Some of the ideas that Father Garcia shared are not foreign to me. In the course of my university days, my course has alluded to some of them. After all, I was in the course of de-constructing society, culture and everyday lives in order to scavenge for deeper meanings and motives. Hmm, nope. It certainly did not sound that 'deep' when I was still an undergraduate. Retrospectives are always more illuminating.
However, the question remains unanswered if you do not have any idea what makes self-fulfilment, and thereby happiness, in your life. For now, I don't exactly know in mine. I guess, I can say I have a hazy idea. But, a hazy idea is not exactly a good idea. So, I'm just letting it come... and trusting that it would... in good time to come... and hopefully, not too late.
Posted by 杏 cy (Jancy) at 23:23
August 26, 2011
Breaking of words
Facebook is good. It's entertaining, it's informative (though sometimes I get info diarrhoea from it), packed with both exciting and dull updates of my 136 friends (I screen who gets access to my fb) and it lets me show off some of my photos from time to time (I'm under the illusion that my 136 friends care to view them).

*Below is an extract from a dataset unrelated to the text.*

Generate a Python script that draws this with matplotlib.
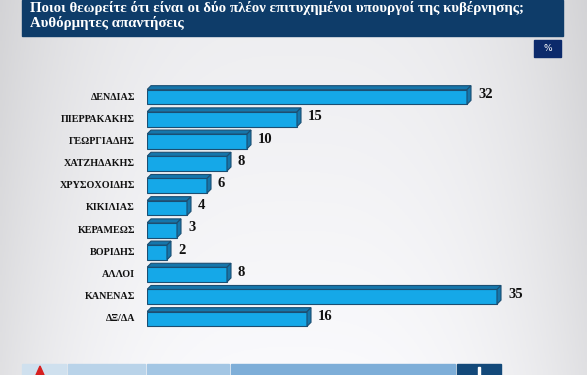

Facebook is of absolute no value when it comes to making a connection with what is lying inside oneself. This is when books come in. I mean, real books. Like, you know, the kind printed on yellowish paper, with gluey binding and a front and back cover. The kind you can spend hours in bookstores to browse, leafing page-by-page, and not the kind you get from some IT gadget store or some convenient quick apps downloaded on a gadget.
I am reading Great House, by Nicole Krauss now. Her previous works have more than converted me to be her fan, particularly The History of Love (which I must haunt Eugene to return me).
It continues to amaze me that simple words, when crafted well into sentences and assembled well into paragraphs, can totally absorb my consciousness, bring it into another surreal realm where I feel acknowledged and understood, then land me softly back into my physical setting, feeling purged and relieved of the emotional confusion I had just before reading.
It's happened before, in one of my lowest points in life. That time, I read the most number of books ever in a period of a year. All good books. All took my mind away from the pain, confusion and void that surrounded me then, and returned it to a state of clarity and relief (even if it was temporary). It was more than what anyone could have done for me, and definitely more purgative than any self-help book. That was also the time I decided that good fiction has a much stronger curative power than bestselling self-help books.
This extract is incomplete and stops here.